* begin *
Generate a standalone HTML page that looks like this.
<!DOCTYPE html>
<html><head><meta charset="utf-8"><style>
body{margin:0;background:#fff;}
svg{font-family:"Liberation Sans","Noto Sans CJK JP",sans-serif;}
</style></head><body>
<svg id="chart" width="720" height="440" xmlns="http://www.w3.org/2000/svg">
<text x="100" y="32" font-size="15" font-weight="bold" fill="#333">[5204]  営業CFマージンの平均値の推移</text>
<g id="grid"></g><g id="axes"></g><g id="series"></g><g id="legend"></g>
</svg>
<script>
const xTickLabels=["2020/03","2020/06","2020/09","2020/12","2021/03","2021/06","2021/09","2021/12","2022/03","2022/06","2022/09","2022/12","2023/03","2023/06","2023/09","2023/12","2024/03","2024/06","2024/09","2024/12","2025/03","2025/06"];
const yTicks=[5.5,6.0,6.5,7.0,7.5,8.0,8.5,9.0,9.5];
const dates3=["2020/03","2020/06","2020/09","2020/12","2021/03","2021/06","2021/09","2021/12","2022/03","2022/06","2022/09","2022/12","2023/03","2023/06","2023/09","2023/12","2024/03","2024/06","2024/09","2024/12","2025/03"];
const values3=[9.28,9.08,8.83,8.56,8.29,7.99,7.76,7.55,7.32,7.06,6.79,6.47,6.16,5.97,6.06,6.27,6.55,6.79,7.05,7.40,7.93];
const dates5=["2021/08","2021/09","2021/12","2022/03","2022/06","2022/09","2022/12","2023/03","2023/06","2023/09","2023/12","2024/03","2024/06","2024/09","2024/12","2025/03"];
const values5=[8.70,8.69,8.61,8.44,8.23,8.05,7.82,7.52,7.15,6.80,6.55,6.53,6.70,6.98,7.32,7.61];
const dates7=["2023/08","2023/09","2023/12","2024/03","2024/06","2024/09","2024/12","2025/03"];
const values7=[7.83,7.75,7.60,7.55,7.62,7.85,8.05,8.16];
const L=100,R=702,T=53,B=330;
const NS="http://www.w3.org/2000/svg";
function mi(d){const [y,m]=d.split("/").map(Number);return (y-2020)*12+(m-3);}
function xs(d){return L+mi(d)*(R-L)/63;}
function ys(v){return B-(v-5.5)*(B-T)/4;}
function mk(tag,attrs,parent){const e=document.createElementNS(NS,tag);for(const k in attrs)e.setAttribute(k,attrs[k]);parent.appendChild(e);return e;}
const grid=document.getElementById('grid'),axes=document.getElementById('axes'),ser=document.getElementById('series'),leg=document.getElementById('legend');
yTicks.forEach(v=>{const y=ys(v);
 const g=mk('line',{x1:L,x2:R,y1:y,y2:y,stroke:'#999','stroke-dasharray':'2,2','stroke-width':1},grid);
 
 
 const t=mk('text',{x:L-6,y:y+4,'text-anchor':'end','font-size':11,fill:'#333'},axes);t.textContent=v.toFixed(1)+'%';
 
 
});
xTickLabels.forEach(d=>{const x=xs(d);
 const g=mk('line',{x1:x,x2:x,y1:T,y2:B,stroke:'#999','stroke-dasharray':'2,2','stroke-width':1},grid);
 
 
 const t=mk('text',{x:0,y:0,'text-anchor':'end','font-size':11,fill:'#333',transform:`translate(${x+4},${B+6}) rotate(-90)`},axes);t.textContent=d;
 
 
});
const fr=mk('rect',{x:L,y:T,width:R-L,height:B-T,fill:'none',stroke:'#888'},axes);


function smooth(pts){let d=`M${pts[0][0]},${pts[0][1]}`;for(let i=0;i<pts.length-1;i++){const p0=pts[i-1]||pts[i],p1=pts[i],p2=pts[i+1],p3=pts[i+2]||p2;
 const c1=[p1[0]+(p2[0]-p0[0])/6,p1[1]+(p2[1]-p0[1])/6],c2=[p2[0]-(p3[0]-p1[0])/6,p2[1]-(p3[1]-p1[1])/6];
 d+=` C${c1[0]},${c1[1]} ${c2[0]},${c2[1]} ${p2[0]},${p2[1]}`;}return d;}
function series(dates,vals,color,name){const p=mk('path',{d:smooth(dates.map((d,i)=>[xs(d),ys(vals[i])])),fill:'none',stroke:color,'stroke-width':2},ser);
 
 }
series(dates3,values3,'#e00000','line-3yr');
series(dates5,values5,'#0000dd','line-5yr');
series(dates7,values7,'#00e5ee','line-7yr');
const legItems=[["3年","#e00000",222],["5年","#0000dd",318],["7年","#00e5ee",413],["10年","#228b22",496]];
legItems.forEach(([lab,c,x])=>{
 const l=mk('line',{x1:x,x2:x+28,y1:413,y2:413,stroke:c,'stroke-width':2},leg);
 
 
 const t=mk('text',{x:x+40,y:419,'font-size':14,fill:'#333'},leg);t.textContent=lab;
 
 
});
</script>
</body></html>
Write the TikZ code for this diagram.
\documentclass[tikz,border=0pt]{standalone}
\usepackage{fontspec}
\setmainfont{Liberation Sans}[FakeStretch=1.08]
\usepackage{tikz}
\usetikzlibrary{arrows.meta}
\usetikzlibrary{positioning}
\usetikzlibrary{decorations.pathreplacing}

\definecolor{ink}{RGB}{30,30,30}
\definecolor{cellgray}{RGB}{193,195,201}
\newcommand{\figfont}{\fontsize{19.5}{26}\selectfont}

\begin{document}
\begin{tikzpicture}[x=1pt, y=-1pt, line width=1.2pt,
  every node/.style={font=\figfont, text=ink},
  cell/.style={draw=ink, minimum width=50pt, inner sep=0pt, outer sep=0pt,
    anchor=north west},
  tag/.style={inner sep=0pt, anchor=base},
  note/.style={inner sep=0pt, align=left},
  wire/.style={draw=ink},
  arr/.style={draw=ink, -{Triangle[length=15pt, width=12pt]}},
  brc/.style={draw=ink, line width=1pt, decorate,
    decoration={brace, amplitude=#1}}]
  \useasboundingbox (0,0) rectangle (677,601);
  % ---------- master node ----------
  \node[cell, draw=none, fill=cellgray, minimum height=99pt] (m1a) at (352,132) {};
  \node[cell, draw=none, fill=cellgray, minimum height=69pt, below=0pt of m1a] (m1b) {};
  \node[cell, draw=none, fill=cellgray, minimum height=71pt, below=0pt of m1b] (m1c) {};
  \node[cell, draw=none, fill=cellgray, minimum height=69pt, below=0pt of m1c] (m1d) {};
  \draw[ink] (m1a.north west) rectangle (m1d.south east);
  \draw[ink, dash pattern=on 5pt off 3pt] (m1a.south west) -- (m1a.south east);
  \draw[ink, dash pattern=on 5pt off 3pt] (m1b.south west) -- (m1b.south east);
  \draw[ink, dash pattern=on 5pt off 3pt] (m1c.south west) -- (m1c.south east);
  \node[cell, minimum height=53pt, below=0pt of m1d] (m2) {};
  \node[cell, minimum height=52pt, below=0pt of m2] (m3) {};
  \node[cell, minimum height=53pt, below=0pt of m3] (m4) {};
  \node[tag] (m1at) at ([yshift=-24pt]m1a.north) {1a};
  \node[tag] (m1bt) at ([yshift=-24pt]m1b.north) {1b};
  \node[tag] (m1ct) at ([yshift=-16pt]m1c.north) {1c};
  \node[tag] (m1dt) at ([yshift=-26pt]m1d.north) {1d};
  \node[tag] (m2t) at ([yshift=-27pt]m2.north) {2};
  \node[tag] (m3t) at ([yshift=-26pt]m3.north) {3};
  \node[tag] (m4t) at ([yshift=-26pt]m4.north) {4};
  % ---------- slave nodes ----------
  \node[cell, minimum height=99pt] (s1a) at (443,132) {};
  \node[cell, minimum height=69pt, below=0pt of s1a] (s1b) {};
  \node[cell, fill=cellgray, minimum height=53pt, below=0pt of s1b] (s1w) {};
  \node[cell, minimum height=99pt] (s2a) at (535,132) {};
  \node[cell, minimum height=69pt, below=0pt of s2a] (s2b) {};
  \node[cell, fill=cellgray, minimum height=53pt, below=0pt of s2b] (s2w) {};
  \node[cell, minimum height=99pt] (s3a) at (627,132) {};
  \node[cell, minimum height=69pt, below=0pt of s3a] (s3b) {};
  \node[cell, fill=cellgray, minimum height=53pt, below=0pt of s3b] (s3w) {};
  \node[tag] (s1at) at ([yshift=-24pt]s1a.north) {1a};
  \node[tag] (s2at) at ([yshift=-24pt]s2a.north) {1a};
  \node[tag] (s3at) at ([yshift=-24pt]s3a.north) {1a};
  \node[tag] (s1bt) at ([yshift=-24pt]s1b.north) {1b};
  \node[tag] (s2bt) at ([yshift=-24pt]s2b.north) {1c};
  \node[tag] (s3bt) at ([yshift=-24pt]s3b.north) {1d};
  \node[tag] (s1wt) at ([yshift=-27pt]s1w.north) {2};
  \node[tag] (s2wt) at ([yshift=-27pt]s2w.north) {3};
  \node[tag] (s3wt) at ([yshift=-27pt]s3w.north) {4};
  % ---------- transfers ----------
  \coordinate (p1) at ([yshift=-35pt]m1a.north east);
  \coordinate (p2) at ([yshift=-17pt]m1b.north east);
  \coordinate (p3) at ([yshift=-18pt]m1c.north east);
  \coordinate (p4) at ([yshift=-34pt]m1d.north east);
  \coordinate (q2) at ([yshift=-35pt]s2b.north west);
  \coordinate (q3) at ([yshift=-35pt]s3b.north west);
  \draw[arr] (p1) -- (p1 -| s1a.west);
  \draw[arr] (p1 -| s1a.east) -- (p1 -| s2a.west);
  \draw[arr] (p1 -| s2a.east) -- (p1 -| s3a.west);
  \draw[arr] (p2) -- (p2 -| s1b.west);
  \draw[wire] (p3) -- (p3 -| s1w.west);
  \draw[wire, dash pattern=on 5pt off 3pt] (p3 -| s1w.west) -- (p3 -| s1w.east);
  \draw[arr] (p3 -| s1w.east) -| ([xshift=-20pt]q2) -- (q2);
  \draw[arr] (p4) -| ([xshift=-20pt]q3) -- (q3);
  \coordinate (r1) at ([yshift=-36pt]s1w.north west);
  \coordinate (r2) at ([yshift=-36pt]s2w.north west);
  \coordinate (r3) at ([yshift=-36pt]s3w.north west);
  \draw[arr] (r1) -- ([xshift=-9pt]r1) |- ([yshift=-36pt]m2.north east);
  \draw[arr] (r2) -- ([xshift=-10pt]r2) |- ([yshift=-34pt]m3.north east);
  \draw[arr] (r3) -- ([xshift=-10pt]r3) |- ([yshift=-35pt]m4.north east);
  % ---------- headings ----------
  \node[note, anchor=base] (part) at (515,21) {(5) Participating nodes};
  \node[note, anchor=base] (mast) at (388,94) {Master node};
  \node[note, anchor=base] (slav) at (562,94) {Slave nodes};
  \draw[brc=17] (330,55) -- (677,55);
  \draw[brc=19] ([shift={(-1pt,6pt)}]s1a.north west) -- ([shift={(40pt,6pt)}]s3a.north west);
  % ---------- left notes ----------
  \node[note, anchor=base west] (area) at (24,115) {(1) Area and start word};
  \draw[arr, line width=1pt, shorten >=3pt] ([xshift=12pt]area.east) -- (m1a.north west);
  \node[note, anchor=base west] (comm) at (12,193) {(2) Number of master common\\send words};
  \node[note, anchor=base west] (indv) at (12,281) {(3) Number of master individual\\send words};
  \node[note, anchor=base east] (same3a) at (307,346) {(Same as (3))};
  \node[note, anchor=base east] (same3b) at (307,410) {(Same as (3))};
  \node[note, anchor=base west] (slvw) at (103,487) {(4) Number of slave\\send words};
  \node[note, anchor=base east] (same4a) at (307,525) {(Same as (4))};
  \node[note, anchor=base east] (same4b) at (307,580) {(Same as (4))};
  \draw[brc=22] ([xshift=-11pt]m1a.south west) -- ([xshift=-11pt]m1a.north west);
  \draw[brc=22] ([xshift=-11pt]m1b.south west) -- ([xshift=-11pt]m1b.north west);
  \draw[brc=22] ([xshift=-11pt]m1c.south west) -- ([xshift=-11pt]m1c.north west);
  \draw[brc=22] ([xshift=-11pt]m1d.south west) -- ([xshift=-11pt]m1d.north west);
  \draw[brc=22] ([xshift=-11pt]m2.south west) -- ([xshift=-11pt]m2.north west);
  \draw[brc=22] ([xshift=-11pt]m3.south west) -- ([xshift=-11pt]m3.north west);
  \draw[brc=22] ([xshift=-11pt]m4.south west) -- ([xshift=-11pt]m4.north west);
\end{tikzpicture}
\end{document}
* end *
Task to carry out:
Give the number of lines above that hold the word "this", and nothing more.

Exercise result:
2